The downside is that in doing so, Luminary and co pressurize the shows who don’t have the capacity to do what they do and create a two tier industry and a two tier audience. That infinite plain of egalitarian Intellectual Property herds suddenly has walls around sections of it and guards on the gates. Guards who, as anyone who’s seen Luminary’s slogan (‘A better way to podcast’) or their startlingly tone deaf advertising will know, seem to have no problem sneering at the people on the outside.
It’s a mildly sensationalist image I know but it’s also true and in fairness, everyone involved knows it. Not every show from these teams in the future will be pay walled and eventually, years from now, the ones that are may be unlocked. It’s also worth noting that for all their drum beating over the last week, Luminary’s app is a podcatcher as well which will presumably have nice big windows (And ads) for what’s just behind the door. Similarly, Spotify have talked about how they’re experimenting with walled off shows and open ones. Nothing’s set, yet. Everyone’s working on something new. In fact, welcome to the montage. This is the period of time where this industry is going to work out what it wants to be next. It’s pretty exciting.
But it’s also worrying. It is all but impossible to be in this situation and not make people feel like they’re being excluded. Because, and there’s no nice way to say this, they ARE being excluded. For audiences, it’s watching characters they love be locked behind an extra expense. For podcasters it’s looking at colleagues getting the call and asking the question none of us want to and everyone of us will:
‘Why not us?’
Or worse still, getting that call and having to make the choice between surrendering their IP to another business for stability and growth, or carrying on with the IP for less stability and slower growth.

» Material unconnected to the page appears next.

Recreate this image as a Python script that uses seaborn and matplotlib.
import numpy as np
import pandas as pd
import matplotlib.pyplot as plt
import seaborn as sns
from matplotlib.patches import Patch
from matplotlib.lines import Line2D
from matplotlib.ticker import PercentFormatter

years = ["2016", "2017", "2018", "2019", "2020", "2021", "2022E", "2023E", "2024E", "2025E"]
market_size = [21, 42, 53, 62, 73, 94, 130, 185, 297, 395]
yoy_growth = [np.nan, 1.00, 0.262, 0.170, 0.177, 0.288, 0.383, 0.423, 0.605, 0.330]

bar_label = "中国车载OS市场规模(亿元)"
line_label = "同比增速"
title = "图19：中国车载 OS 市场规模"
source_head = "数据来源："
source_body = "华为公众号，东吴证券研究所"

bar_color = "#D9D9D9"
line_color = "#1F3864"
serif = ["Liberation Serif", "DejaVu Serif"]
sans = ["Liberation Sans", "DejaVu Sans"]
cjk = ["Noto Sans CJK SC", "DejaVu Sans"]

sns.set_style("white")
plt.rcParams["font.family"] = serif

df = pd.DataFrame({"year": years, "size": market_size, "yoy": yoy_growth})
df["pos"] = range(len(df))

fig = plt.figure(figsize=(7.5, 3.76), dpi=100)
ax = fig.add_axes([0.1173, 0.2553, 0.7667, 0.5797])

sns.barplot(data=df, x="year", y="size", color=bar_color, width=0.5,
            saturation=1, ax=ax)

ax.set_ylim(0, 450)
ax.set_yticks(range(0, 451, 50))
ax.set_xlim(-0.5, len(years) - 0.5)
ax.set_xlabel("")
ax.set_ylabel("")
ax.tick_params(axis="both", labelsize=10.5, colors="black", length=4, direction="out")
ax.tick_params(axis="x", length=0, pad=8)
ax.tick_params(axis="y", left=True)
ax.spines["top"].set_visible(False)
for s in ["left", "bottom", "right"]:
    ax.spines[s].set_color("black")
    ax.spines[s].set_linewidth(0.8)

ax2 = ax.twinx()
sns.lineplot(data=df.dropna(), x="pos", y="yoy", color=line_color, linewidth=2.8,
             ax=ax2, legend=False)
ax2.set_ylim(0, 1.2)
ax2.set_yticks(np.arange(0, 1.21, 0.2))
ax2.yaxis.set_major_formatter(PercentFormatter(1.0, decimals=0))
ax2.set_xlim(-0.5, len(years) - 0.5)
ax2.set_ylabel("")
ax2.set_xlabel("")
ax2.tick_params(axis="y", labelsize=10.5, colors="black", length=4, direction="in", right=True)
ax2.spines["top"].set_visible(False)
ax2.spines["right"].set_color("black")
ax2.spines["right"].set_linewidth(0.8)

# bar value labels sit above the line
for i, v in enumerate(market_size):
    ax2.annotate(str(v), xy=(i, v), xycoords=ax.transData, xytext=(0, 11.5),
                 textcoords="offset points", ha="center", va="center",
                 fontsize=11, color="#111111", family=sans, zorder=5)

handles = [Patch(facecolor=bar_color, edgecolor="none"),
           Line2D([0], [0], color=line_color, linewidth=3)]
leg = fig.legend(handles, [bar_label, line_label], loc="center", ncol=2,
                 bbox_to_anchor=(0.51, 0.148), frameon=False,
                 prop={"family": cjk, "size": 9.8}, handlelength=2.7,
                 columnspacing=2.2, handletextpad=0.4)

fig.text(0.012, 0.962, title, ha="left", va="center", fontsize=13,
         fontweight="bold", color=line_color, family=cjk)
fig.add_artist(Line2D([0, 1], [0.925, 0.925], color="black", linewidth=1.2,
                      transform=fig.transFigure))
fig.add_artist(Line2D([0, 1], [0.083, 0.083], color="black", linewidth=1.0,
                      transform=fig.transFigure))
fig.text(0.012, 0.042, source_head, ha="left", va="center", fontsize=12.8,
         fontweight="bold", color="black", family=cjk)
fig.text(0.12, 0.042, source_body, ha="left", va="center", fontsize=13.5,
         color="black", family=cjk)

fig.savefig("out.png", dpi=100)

Or to rephrase that; choose between getting the money to pay their staff a living wage and expand in the ways they want or keep all their listeners.
Can open. Worms EVERYWHERE.
We’re seeing two business models collide in real time and they’re not slowing down. Neither is going to survive the crash unchanged. Neither can, or should. This is going to get messy, on every level. But in the end my hope is what will come out of the other side is going to help more podcasters get paid and leave no audience members behind. Or worse, just next door.